Wayanad was a massive waste of time. Due to the heat everything was closed: the wildlife sanctuaries; the waterfalls; any restaurant serving a dosa at the time we arrived. I’d challenged Jane to either wrestle a tiger or stamp on a king cobra, but sadly she didn’t get the chance.
In addition to everything being closed, we’d booked into the homestay in Wayanad during a holy day. This meant that at 5.30am on our first morning we were awoken by what sounded like the theme tune to the Magic Roundabout, but with all the notes in the wrong order and played at 4000 decibels for over half an hour. I was displeased.
I have no idea why, when you’re going to be spending the holiday with your family, you’d add a further level of stress by waking everyone up in the middle of the night with Guantanamo-style torture music.

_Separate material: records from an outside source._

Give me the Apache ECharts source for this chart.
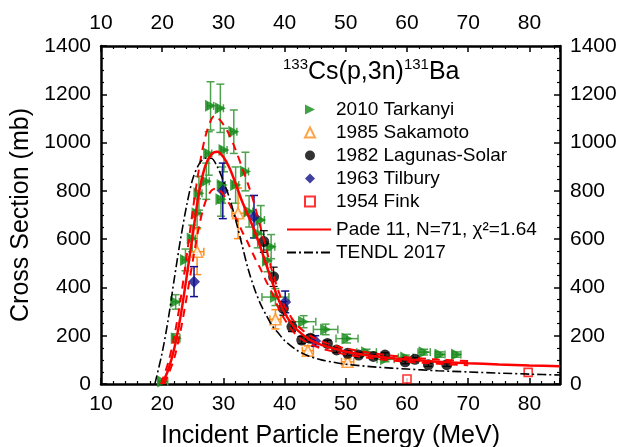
<!DOCTYPE html>
<html>
<head>
<meta charset="utf-8">
<script src="https://cdn.jsdelivr.net/npm/echarts@6/dist/echarts.min.js"></script>
<style>html,body{margin:0;padding:0;background:#fff}#c{width:624px;height:447px}</style>
</head>
<body>
<div id="c"></div>
<script>
// ---- data ----
// [energy MeV, cross section mb, d sigma, d energy]
const tarkanyi = [
  [20.1, 10, 4, 0.8], [22.3, 190, 18, 0.6], [22.2, 340, 30, 0.6], [23.8, 514, 45, 0.5],
  [24.9, 603, 55, 0.5], [25.7, 707, 60, 0.5], [26.0, 790, 70, 0.5], [27.2, 840, 75, 0.5],
  [27.6, 955, 90, 0.5], [27.9, 1152, 100, 0.5], [29.5, 1142, 100, 0.5], [30.1, 969, 90, 0.5],
  [31.7, 1045, 90, 0.5], [29.8, 824, 75, 0.5], [29.6, 765, 70, 0.5], [32.0, 824, 75, 0.5],
  [33.6, 880, 80, 0.5], [34.2, 715, 65, 0.6], [35.6, 624, 60, 0.6], [36.1, 679, 60, 0.6],
  [37.2, 510, 45, 0.6], [37.8, 569, 50, 0.6], [38.5, 360, 35, 2.2], [43.1, 258, 25, 2.0],
  [46.7, 226, 22, 2.0], [50.2, 188, 18, 1.8], [53.4, 132, 12, 1.6], [56.5, 102, 10, 1.4],
  [59.8, 110, 10, 1.2], [62.8, 132, 12, 1.0], [65.4, 122, 11, 0.8], [68.1, 122, 11, 0.7]
];
const sakamoto = [
  [25.7, 548, 95, 1.1], [32.4, 707, 105, 1.0], [38.5, 268, 40, 0.9], [43.8, 138, 20, 0.9], [50.3, 92, 12, 1.0]
];
const lagunas = [
  [36.6, 590, 45, 0], [38.2, 444, 40, 0], [39.8, 313, 28, 0], [41.2, 237, 20, 0], [42.8, 182, 15, 0],
  [44.2, 189, 15, 0], [47.0, 168, 13, 0], [48.5, 141, 11, 0], [50.3, 127, 10, 0], [52.1, 120, 10, 0],
  [54.5, 114, 9, 0], [56.4, 120, 9, 0], [59.7, 92, 8, 0], [61.3, 102, 8, 0], [63.5, 80, 7, 0], [66.5, 80, 7, 0]
];
const tilbury = [
  [25.2, 424, 62, 0], [29.9, 800, 115, 0], [35.0, 693, 88, 0], [40.1, 340, 45, 0], [45.0, 178, 22, 0]
];
const fink = [[60.0, 21], [79.8, 48]];

const fitE = [20, 21, 22, 23, 24, 25, 26, 27, 28, 29, 30, 31, 32, 33, 34, 35, 36, 37, 38, 39, 40, 41, 42, 44, 46, 48, 50, 55, 60, 65, 70, 75, 80, 85];
const fitV = [0, 60, 150, 280, 445, 620, 790, 900, 950, 962, 940, 895, 830, 760, 700, 640, 570, 495, 420, 350, 295, 255, 225, 185, 162, 147, 134, 114, 101, 92, 86, 81, 77, 74];
const upE = [19.8, 21, 22, 23, 24, 25, 26, 27, 28, 28.5, 29, 30, 31, 32, 33, 34, 35, 36, 37, 38, 39, 40, 42, 44, 46, 48, 50, 55, 60, 65, 70];
const upV = [0, 90, 200, 350, 530, 720, 890, 1020, 1095, 1110, 1105, 1075, 1030, 970, 900, 830, 750, 655, 560, 465, 385, 322, 245, 203, 177, 160, 147, 125, 111, 101, 95];
const loE = [20.3, 21, 22, 23, 24, 25, 26, 27, 28, 28.8, 29.5, 30, 31, 32, 33, 34, 35, 36, 37, 38, 39, 40, 42, 44, 46, 48, 50, 55, 60, 65, 70];
const loV = [0, 40, 110, 220, 360, 510, 650, 750, 800, 810, 800, 785, 745, 690, 635, 585, 530, 480, 425, 375, 315, 268, 200, 168, 147, 134, 122, 104, 92, 84, 78];
const tendlE = [18.8, 20, 21, 22, 23, 24, 25, 26, 27, 28, 29, 30, 31, 32, 33, 34, 35, 36, 37, 38, 39, 40, 42, 44, 46, 48, 50, 55, 60, 65, 70, 75, 80, 85];
const tendlV = [0, 130, 270, 440, 600, 740, 850, 910, 935, 935, 900, 840, 770, 680, 580, 480, 400, 335, 285, 240, 210, 180, 140, 115, 100, 90, 82, 70, 62, 55, 50, 45, 41, 37];

const xTicks = [10, 20, 30, 40, 50, 60, 70, 80];
const yTicks = [0, 200, 400, 600, 800, 1000, 1200, 1400];

const NAMES = ['2010 Tarkanyi', '1985 Sakamoto', '1982 Lagunas-Solar', '1963 Tilbury', '1954 Fink',
  'Pade 11, N=71, \u03c7\u00b2=1.64', 'TENDL 2017'];

// ---- chart ----
const FONT = 'Liberation Sans, Arial, sans-serif';
const zip = (a, b) => a.map((v, i) => [v, b[i]]);

function errRender(color, cap, lw) {
  return function (params, api) {
    const x = api.value(0), y = api.value(1), dy = api.value(2), dx = api.value(3);
    const c = api.coord([x, y]);
    const st = { stroke: color, lineWidth: lw };
    const ch = [];
    if (dy > 0) {
      const t = api.coord([x, y + dy]), b = api.coord([x, Math.max(0, y - dy)]);
      ch.push({ type: 'line', shape: { x1: c[0], y1: t[1], x2: c[0], y2: b[1] }, style: st });
      ch.push({ type: 'line', shape: { x1: c[0] - cap, y1: t[1], x2: c[0] + cap, y2: t[1] }, style: st });
      ch.push({ type: 'line', shape: { x1: c[0] - cap, y1: b[1], x2: c[0] + cap, y2: b[1] }, style: st });
    }
    if (dx > 0) {
      const l = api.coord([x - dx, y]), r = api.coord([x + dx, y]);
      ch.push({ type: 'line', shape: { x1: l[0], y1: c[1], x2: r[0], y2: c[1] }, style: st });
      ch.push({ type: 'line', shape: { x1: l[0], y1: c[1] - cap, x2: l[0], y2: c[1] + cap }, style: st });
      ch.push({ type: 'line', shape: { x1: r[0], y1: c[1] - cap, x2: r[0], y2: c[1] + cap }, style: st });
    }
    return { type: 'group', children: ch };
  };
}
function errSeries(data, color, lw) {
  return { type: 'custom', data: data, renderItem: errRender(color, 4, lw), encode: { x: 0, y: 1 }, z: 2, silent: true };
}

const axisCommon = {
  type: 'value',
  splitLine: { show: false },
  axisLine: { show: true, onZero: false, lineStyle: { color: '#000', width: 2.5 } },
  axisTick: { show: true, inside: true, length: 6, lineStyle: { color: '#000', width: 1.5 } },
  minorTick: { show: true, length: 3, lineStyle: { color: '#000', width: 1.2 } },
  axisLabel: { color: '#000', fontSize: 21, fontFamily: FONT, showMaxLabel: false, formatter: v => String(v) }
};
function xAx(pos, extra) {
  return Object.assign({}, axisCommon, {
    position: pos, min: xTicks[0], max: 85, interval: 10,
    minorTick: Object.assign({}, axisCommon.minorTick, { splitNumber: 5 }),
    axisLabel: Object.assign({}, axisCommon.axisLabel, { margin: pos === 'top' ? 12 : 10 })
  }, extra || {});
}
function yAx(pos, extra) {
  return Object.assign({}, axisCommon, {
    position: pos, min: yTicks[0], max: yTicks[yTicks.length - 1], interval: 200,
    minorTick: Object.assign({}, axisCommon.minorTick, { splitNumber: 4 }),
    axisLabel: Object.assign({}, axisCommon.axisLabel, { showMaxLabel: true, margin: 10 })
  }, extra || {});
}

const legendText = { fontSize: 19, fontFamily: FONT, color: '#000' };

const chart = echarts.init(document.getElementById('c'), null, { renderer: 'canvas' });
chart.setOption({
  animation: false,
  backgroundColor: '#fff',
  grid: { left: 101, right: 64, top: 46, bottom: 63, containLabel: false, outerBoundsMode: 'none' },
  title: {
    text: '{s|133}{b|Cs(p,3n)}{s|131}{b|Ba}',
    left: 283, top: 57, padding: 0,
    textStyle: {
      fontWeight: 'normal',
      rich: {
        b: { fontSize: 25, fontFamily: FONT, fontWeight: 'normal', color: '#000', lineHeight: 30 },
        s: { fontSize: 15, fontFamily: FONT, fontWeight: 'normal', color: '#000', lineHeight: 15, verticalAlign: 'top' }
      }
    }
  },
  legend: [
    {
      orient: 'vertical', left: 304, top: 100, padding: 0, itemWidth: 10, itemHeight: 10, itemGap: 4,
      textStyle: Object.assign({ padding: [0, 0, 0, 16] }, legendText),
      data: NAMES.slice(0, 5)
    },
    {
      orient: 'vertical', left: 286, top: 220, padding: 0, itemWidth: 44, itemHeight: 10, itemGap: 4,
      textStyle: legendText,
      itemStyle: { opacity: 0 },
      data: NAMES.slice(5)
    }
  ],
  xAxis: [
    xAx('bottom', { name: 'Incident Particle Energy (MeV)', nameLocation: 'middle', nameGap: 40,
      nameTextStyle: { fontSize: 25, fontFamily: FONT, color: '#000' } }),
    xAx('top')
  ],
  yAxis: [
    yAx('left', { name: 'Cross Section (mb)', nameLocation: 'middle', nameGap: 62,
      nameTextStyle: { fontSize: 25, fontFamily: FONT, color: '#000' } }),
    yAx('right')
  ],
  series: [
    errSeries(tarkanyi, '#4ea24e', 1.5),
    errSeries(sakamoto, '#ff8c1a', 1.5),
    errSeries(lagunas, '#000', 1.2),
    errSeries(tilbury, '#101090', 1.5),
    { name: NAMES[0], type: 'scatter', data: tarkanyi.map(d => [d[0], d[1]]), z: 3,
      symbol: 'path://M0,0 L10,5 L0,10 Z', symbolSize: [11, 12], itemStyle: { color: '#138a17' } },
    { name: NAMES[1], type: 'scatter', data: sakamoto.map(d => [d[0], d[1]]), z: 3,
      symbol: 'triangle', symbolSize: 11, itemStyle: { color: '#fff', borderColor: '#ff8c1a', borderWidth: 1.6 } },
    { name: NAMES[2], type: 'scatter', data: lagunas.map(d => [d[0], d[1]]), z: 3,
      symbol: 'circle', symbolSize: 11, itemStyle: { color: '#000' } },
    { name: NAMES[3], type: 'scatter', data: tilbury.map(d => [d[0], d[1]]), z: 3,
      symbol: 'diamond', symbolSize: 12, itemStyle: { color: '#10108a' } },
    { name: NAMES[4], type: 'scatter', data: fink, z: 3,
      symbol: 'rect', symbolSize: 8, itemStyle: { color: '#fff', borderColor: '#ff0000', borderWidth: 1.6 } },
    { name: 'fit upper', type: 'line', data: zip(upE, upV), symbol: 'none', smooth: 0.3, z: 4,
      lineStyle: { color: '#ff0000', width: 2, type: [8, 6] } },
    { name: 'fit lower', type: 'line', data: zip(loE, loV), symbol: 'none', smooth: 0.3, z: 4,
      lineStyle: { color: '#ff0000', width: 2, type: [8, 6] } },
    { name: NAMES[6], type: 'line', data: zip(tendlE, tendlV), symbol: 'none', smooth: 0.3, z: 4,
      itemStyle: { color: '#000' },
      lineStyle: { color: '#000', width: 1.6, type: [9, 3, 2, 3] } },
    { name: NAMES[5], type: 'line', data: zip(fitE, fitV), symbol: 'none', smooth: 0.3, z: 5,
      itemStyle: { color: '#ff0000' },
      lineStyle: { color: '#ff0000', width: 2.5 } }
  ]
});
</script>
</body>
</html>
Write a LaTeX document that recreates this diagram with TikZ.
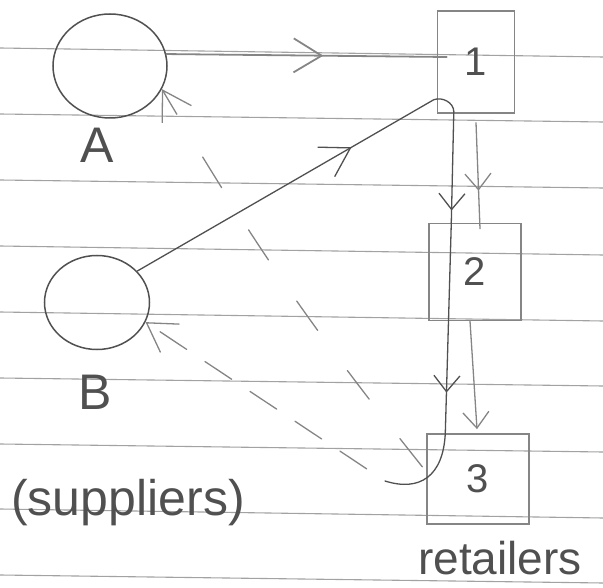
\documentclass[tikz,border=0pt]{standalone}
\usepackage{fontspec}
\setmainfont{Liberation Sans}
\usetikzlibrary{arrows.meta,positioning,shapes.geometric,decorations.markings}
\definecolor{pencil}{HTML}{505050}
\definecolor{lightpencil}{HTML}{858585}
\definecolor{ruling}{HTML}{A2A2A2}

\begin{document}
\begin{tikzpicture}[
    x=1pt, y=1pt,
    >={Straight Barb[length=16pt,width=26pt]},
    bigtip/.style={>={Straight Barb[length=28pt,width=34pt]}},
    supplier/.style={draw=pencil, ellipse, line width=1.5pt, inner sep=0pt},
    retailer/.style={draw=lightpencil, rectangle, line width=1.4pt, inner sep=0pt, font=\fontsize{40}{40}\selectfont, text=pencil},
    lab/.style={font=\fontsize{50}{50}\selectfont, text=pencil, inner sep=0pt},
    flow/.style={draw=pencil, line width=1.3pt, line cap=round},
    back/.style={draw=lightpencil, line width=1.3pt, line cap=round},
    midarrow/.style={postaction={decorate}, decoration={markings, mark=at position #1 with {\arrow{>}}}},
    rule/.style={draw=ruling, line width=1.1pt}
]
\useasboundingbox (0,0) rectangle (603,-588);

% lined paper
\foreach \yl/\yr in {48/57,114/122,180/188,246/255,312/321,378/386,444/452,509/518,575/583}
    \draw[rule] (0,-\yl) -- (603,-\yr);

% Nodes
\node[supplier, minimum width=114pt, minimum height=104pt] (A) at (110,-66) {};
\node[lab, below=9pt of A, xshift=-13pt] (labA) {A};
\node[supplier, minimum width=105pt, minimum height=94pt, below=136pt of A, xshift=-13pt] (B) {};
\node[lab, below=25pt of B, xshift=-2pt] (labB) {B};
\node[lab, anchor=base] (suppliers) at (128,-515) {(suppliers)};

\node[retailer, minimum width=77pt, minimum height=102pt] (box1) at (476,-62) {1};
\node[retailer, minimum width=92pt, minimum height=97pt, below=109pt of box1, xshift=-1pt] (box2) {2};
\node[retailer, minimum width=102pt, minimum height=90pt, below=112pt of box2, xshift=3pt] (box3) {3};
\node[lab, font=\fontsize{46}{46}\selectfont, anchor=base] (retailers) at (500,-574) {retailers};

\coordinate (turn1) at ([shift={(17,2)}]box1.south west);
\coordinate (retB) at (385,-481);

% Connections
\draw[flow, bigtip, line width=1.8pt, draw=lightpencil, midarrow=0.56] (A.12) -- ([shift={(10,5)}]box1.west);
\draw[flow, bigtip, midarrow=0.67] (B.38) -- ([shift={(-3,14)}]box1.south west) to[out=20, in=90] (turn1);
\draw[flow, midarrow=0.89] (turn1) -- ([xshift=23pt]box2.north west);
\draw[flow, midarrow=170pt] ([xshift=23pt]box2.north west) -- ([xshift=19pt]box3.north west)
    .. controls +(-2,-43) and +(35,-11) .. (retB);
\draw[back, midarrow=68pt] ([yshift=-9pt]box1.south) -- ([shift={(5,-6)}]box2.north);
\draw[back, ->] ([xshift=-5pt]box2.south) -- ([shift={(-1,4)}]box3.north);

% returns
\draw[back, bigtip, ->, dash pattern=on 32pt off 22pt, dash phase=32pt] (retB) -- (B.-22);
\draw[back, bigtip, ->, dash pattern=on 36pt off 50pt] ([shift={(-4,12)}]box3.west) to[bend left=4] (A.-24);

\end{tikzpicture}
\end{document}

We’d already decided we’d be leaving the next day, but first we decided to go to the only thing open, some caves. Jane fell into the trap of wearing far too little, and as a result was stared at and photographed throughout the day. At one point an old guy said disgustedly, “Why aren’t you wearing a dress?”. This was a bit rich since middle-aged Indian women quite often have their bellies out, which is clearly wrong. If they’re going to enforce nudity, couldn’t they insist on it with the twenty-somethings rather than the sixty-somethings?
The caves were fine, but it wasn’t tiger wrestling.
At least we finally got a dosa on the way back from the caves, much to Jane’s delight.
Imagine my delight when we got back to the homestay to find that a family of five had moved into the room next door with a 7-month old baby. Little did I know that these idiots would outdo the Magic Roundabout gang by setting their alarm for 4.30am. I didn’t even know this time existed.
Our time in Wayanad was clearly a little disappointing since everything good was closed, but there was some beautiful scenery and we got chance to tick off another item on our “WE’RE MIDDLE-AGED” list by wearing sports sandals for a couple of days.
We headed to Calicut wondering why when there’s so much tea they ration it so strictly.